Adultery, I also note, is not illegal in Kentucky. When the amendment in question passed, my wife was heard to say: “Same-gender couples are not a threat to my marriage. Single, heterosexual, young women could be.” She proposed that a constitutional admendment making adultry a felony would do far more to protect the sanctity of marriage than prohibiting other couples from marriage.

I suspect that what undermines the sanctity of marriage in our culture is weddings. We confuse weddings with marriage. We should leave the wedding-as-spectacle to those who may one day find themselves a king or a queen. Leave the dreams of being a princess or prince for a day behind. You will never be able to compete with Charles and Diana on the extravagance of your “big day.”

Essential elements for a Holy Marriage: (1) a couple, (2) vows of life-long commitment exchanged, (3) steadfast love, (4) prayers and or blessings for the marriage, (5) and lives lived fulfilling the most important promise you are ever apt to make.

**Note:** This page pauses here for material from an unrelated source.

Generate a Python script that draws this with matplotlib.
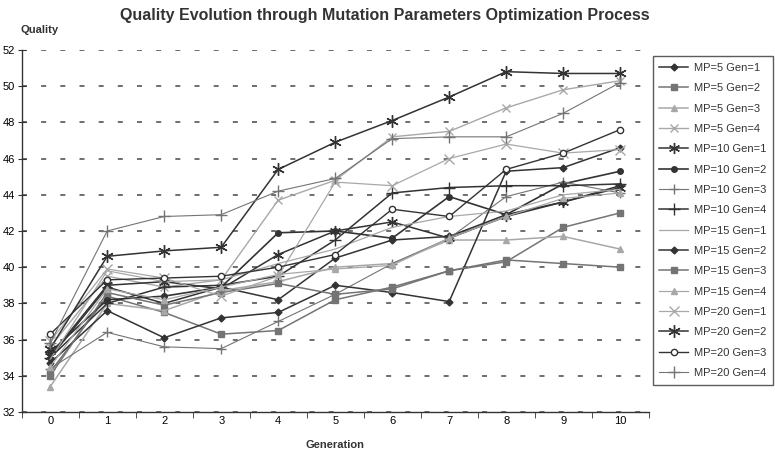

Dresses, flowers, rings, receptions and even photographs are optional. They may even undermine the sanctity of your marriage and you may want to avoid them. They are not evil in and of themselves. All can be said to be “nice.” But, if you equate “Holy Matrimony” with a wedding spectacular, then they all can be a distraction to what is really most important.

I note that the groom who sued the wedding photographer is now divorced. The law suit has lasted longer than the marriage. The bride has even left the country. More focus on the marriage and less on the wedding, might have helped. For marriage to be holy takes intentionality. Its easy to get distracted by the paparazzi.

My advise, elope. Quietly take care of the legalities required--i.e., a marriage license. Bride and groom and two of their closest friends then gather in a place the couple finds holy, exchange vows, pray for the strength and the wisdom and the courage and the patience required to fulfill those vows. Have a cleric pronounce God’s blessing upon the marriage. Leave, resolved to live a life fulfilling the promises you made. Forget the flowers, the photographer, the caterer, guest lists, and seating charts. Don’t make Kim Kardashian’s mistake.